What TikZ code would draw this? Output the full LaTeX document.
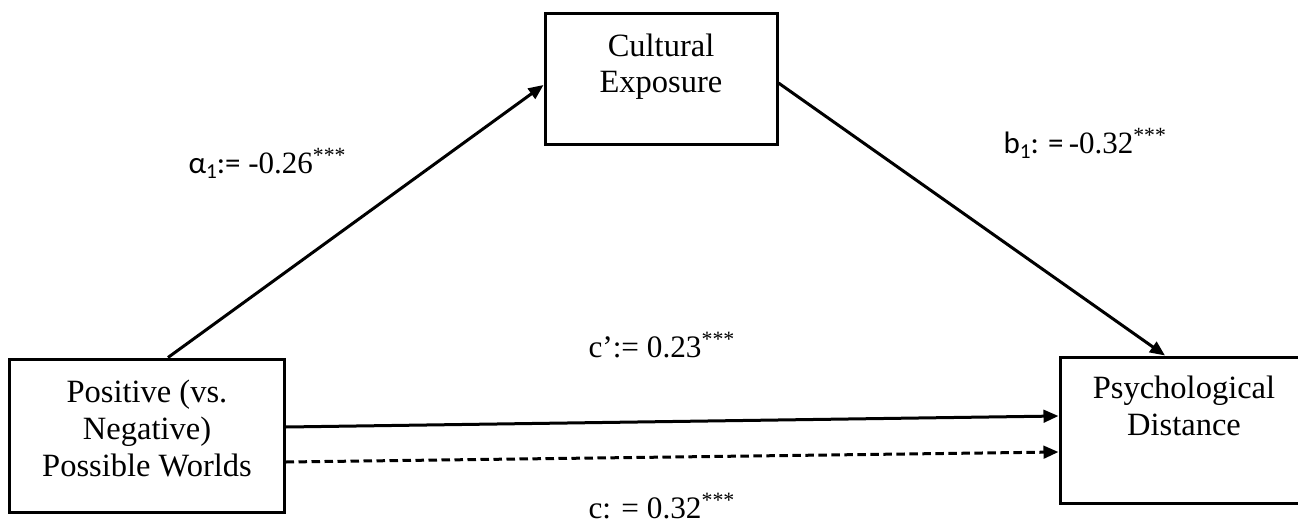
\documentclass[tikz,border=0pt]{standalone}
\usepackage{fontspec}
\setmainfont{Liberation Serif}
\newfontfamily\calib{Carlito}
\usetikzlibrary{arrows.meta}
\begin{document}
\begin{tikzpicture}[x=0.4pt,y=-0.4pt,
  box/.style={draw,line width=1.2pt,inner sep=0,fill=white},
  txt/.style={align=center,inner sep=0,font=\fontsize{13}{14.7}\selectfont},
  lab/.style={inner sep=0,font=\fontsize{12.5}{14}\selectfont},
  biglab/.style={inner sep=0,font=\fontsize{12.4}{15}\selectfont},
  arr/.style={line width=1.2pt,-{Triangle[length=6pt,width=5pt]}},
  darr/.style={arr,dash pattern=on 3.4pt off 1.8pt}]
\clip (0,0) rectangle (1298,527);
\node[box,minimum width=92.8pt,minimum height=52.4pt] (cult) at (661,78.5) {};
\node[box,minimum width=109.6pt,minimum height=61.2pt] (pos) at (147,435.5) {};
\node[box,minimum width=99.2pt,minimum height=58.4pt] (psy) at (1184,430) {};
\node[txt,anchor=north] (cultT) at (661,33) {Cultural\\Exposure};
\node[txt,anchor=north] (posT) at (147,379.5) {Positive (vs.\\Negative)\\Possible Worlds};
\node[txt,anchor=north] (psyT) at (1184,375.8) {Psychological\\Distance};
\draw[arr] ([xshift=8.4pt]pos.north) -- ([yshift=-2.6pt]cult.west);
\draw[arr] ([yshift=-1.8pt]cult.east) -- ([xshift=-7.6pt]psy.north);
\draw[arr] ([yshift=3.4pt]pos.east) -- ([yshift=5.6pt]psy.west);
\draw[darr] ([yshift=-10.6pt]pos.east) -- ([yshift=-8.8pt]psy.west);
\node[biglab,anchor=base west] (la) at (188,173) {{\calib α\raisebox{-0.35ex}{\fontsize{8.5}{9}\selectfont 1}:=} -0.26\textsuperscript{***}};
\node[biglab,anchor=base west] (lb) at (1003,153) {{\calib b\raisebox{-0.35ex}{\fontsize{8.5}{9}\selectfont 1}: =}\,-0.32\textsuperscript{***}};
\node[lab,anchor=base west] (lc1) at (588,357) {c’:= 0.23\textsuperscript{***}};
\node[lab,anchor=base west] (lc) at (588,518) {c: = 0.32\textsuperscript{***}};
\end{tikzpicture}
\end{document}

● ● ● ● ●

**Problem to work on:** Leave every image out, and retype the material exactly.

**Response to the exercise:**
What TikZ code would draw this? Output the full LaTeX document.
\documentclass[tikz,border=0pt]{standalone}
\usepackage{fontspec}
\setmainfont{Liberation Serif}
\newfontfamily\calib{Carlito}
\usetikzlibrary{arrows.meta}
\begin{document}
\begin{tikzpicture}[x=0.4pt,y=-0.4pt,
  box/.style={draw,line width=1.2pt,inner sep=0,fill=white},
  txt/.style={align=center,inner sep=0,font=\fontsize{13}{14.7}\selectfont},
  lab/.style={inner sep=0,font=\fontsize{12.5}{14}\selectfont},
  biglab/.style={inner sep=0,font=\fontsize{12.4}{15}\selectfont},
  arr/.style={line width=1.2pt,-{Triangle[length=6pt,width=5pt]}},
  darr/.style={arr,dash pattern=on 3.4pt off 1.8pt}]
\clip (0,0) rectangle (1298,527);
\node[box,minimum width=92.8pt,minimum height=52.4pt] (cult) at (661,78.5) {};
\node[box,minimum width=109.6pt,minimum height=61.2pt] (pos) at (147,435.5) {};
\node[box,minimum width=99.2pt,minimum height=58.4pt] (psy) at (1184,430) {};
\node[txt,anchor=north] (cultT) at (661,33) {Cultural\\Exposure};
\node[txt,anchor=north] (posT) at (147,379.5) {Positive (vs.\\Negative)\\Possible Worlds};
\node[txt,anchor=north] (psyT) at (1184,375.8) {Psychological\\Distance};
\draw[arr] ([xshift=8.4pt]pos.north) -- ([yshift=-2.6pt]cult.west);
\draw[arr] ([yshift=-1.8pt]cult.east) -- ([xshift=-7.6pt]psy.north);
\draw[arr] ([yshift=3.4pt]pos.east) -- ([yshift=5.6pt]psy.west);
\draw[darr] ([yshift=-10.6pt]pos.east) -- ([yshift=-8.8pt]psy.west);
\node[biglab,anchor=base west] (la) at (188,173) {{\calib α\raisebox{-0.35ex}{\fontsize{8.5}{9}\selectfont 1}:=} -0.26\textsuperscript{***}};
\node[biglab,anchor=base west] (lb) at (1003,153) {{\calib b\raisebox{-0.35ex}{\fontsize{8.5}{9}\selectfont 1}: =}\,-0.32\textsuperscript{***}};
\node[lab,anchor=base west] (lc1) at (588,357) {c’:= 0.23\textsuperscript{***}};
\node[lab,anchor=base west] (lc) at (588,518) {c: = 0.32\textsuperscript{***}};
\end{tikzpicture}
\end{document}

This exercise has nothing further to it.